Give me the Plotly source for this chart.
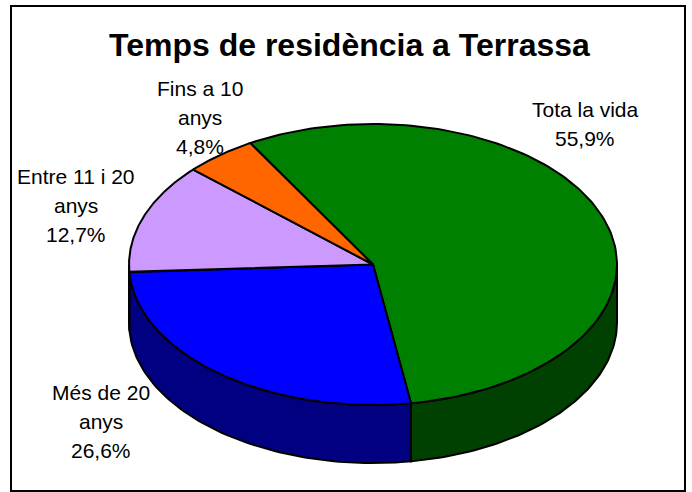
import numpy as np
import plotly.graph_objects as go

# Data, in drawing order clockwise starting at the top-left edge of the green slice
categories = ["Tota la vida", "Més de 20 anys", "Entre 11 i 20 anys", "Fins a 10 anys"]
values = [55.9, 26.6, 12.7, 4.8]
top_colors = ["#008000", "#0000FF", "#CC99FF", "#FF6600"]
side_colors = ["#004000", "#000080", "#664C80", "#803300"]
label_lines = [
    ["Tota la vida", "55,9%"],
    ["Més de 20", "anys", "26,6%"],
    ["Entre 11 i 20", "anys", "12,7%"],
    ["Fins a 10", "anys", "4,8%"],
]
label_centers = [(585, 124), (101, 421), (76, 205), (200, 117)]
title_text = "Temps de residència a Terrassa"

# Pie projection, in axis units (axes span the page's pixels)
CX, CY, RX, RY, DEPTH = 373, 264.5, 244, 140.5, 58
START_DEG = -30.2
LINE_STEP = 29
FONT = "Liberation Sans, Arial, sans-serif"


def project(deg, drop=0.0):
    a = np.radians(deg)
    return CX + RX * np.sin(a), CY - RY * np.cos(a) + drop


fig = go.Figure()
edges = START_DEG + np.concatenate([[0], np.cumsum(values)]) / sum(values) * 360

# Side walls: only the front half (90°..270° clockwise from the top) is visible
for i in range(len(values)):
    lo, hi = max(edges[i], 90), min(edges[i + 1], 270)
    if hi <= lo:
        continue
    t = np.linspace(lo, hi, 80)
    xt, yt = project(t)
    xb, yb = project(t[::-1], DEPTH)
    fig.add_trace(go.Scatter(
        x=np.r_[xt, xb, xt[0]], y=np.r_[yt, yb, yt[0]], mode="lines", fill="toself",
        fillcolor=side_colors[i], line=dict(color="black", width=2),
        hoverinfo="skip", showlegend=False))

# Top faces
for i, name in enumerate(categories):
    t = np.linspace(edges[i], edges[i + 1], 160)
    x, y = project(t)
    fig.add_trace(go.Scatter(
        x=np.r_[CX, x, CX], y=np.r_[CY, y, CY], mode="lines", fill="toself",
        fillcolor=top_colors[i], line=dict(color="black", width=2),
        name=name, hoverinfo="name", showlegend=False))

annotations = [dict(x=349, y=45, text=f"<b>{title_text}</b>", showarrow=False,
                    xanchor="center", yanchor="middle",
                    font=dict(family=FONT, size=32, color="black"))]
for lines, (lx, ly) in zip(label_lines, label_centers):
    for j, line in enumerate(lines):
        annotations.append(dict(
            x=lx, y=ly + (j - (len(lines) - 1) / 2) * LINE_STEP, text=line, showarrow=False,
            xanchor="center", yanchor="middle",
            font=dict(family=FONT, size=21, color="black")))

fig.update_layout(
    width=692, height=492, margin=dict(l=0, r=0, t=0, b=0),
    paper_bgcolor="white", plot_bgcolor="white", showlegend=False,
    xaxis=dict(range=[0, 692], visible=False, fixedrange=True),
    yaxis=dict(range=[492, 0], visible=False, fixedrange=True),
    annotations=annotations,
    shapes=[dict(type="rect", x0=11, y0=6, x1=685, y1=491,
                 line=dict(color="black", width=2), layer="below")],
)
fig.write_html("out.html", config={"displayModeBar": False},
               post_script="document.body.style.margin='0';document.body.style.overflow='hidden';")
__________
_What this task involves_:
Transcribe the full listing character for character. Pictures are excluded.

_Finished task_:
Give me the Plotly source for this chart.
import numpy as np
import plotly.graph_objects as go

# Data, in drawing order clockwise starting at the top-left edge of the green slice
categories = ["Tota la vida", "Més de 20 anys", "Entre 11 i 20 anys", "Fins a 10 anys"]
values = [55.9, 26.6, 12.7, 4.8]
top_colors = ["#008000", "#0000FF", "#CC99FF", "#FF6600"]
side_colors = ["#004000", "#000080", "#664C80", "#803300"]
label_lines = [
    ["Tota la vida", "55,9%"],
    ["Més de 20", "anys", "26,6%"],
    ["Entre 11 i 20", "anys", "12,7%"],
    ["Fins a 10", "anys", "4,8%"],
]
label_centers = [(585, 124), (101, 421), (76, 205), (200, 117)]
title_text = "Temps de residència a Terrassa"

# Pie projection, in axis units (axes span the page's pixels)
CX, CY, RX, RY, DEPTH = 373, 264.5, 244, 140.5, 58
START_DEG = -30.2
LINE_STEP = 29
FONT = "Liberation Sans, Arial, sans-serif"


def project(deg, drop=0.0):
    a = np.radians(deg)
    return CX + RX * np.sin(a), CY - RY * np.cos(a) + drop


fig = go.Figure()
edges = START_DEG + np.concatenate([[0], np.cumsum(values)]) / sum(values) * 360

# Side walls: only the front half (90°..270° clockwise from the top) is visible
for i in range(len(values)):
    lo, hi = max(edges[i], 90), min(edges[i + 1], 270)
    if hi <= lo:
        continue
    t = np.linspace(lo, hi, 80)
    xt, yt = project(t)
    xb, yb = project(t[::-1], DEPTH)
    fig.add_trace(go.Scatter(
        x=np.r_[xt, xb, xt[0]], y=np.r_[yt, yb, yt[0]], mode="lines", fill="toself",
        fillcolor=side_colors[i], line=dict(color="black", width=2),
        hoverinfo="skip", showlegend=False))

# Top faces
for i, name in enumerate(categories):
    t = np.linspace(edges[i], edges[i + 1], 160)
    x, y = project(t)
    fig.add_trace(go.Scatter(
        x=np.r_[CX, x, CX], y=np.r_[CY, y, CY], mode="lines", fill="toself",
        fillcolor=top_colors[i], line=dict(color="black", width=2),
        name=name, hoverinfo="name", showlegend=False))

annotations = [dict(x=349, y=45, text=f"<b>{title_text}</b>", showarrow=False,
                    xanchor="center", yanchor="middle",
                    font=dict(family=FONT, size=32, color="black"))]
for lines, (lx, ly) in zip(label_lines, label_centers):
    for j, line in enumerate(lines):
        annotations.append(dict(
            x=lx, y=ly + (j - (len(lines) - 1) / 2) * LINE_STEP, text=line, showarrow=False,
            xanchor="center", yanchor="middle",
            font=dict(family=FONT, size=21, color="black")))

fig.update_layout(
    width=692, height=492, margin=dict(l=0, r=0, t=0, b=0),
    paper_bgcolor="white", plot_bgcolor="white", showlegend=False,
    xaxis=dict(range=[0, 692], visible=False, fixedrange=True),
    yaxis=dict(range=[492, 0], visible=False, fixedrange=True),
    annotations=annotations,
    shapes=[dict(type="rect", x0=11, y0=6, x1=685, y1=491,
                 line=dict(color="black", width=2), layer="below")],
)
fig.write_html("out.html", config={"displayModeBar": False},
               post_script="document.body.style.margin='0';document.body.style.overflow='hidden';")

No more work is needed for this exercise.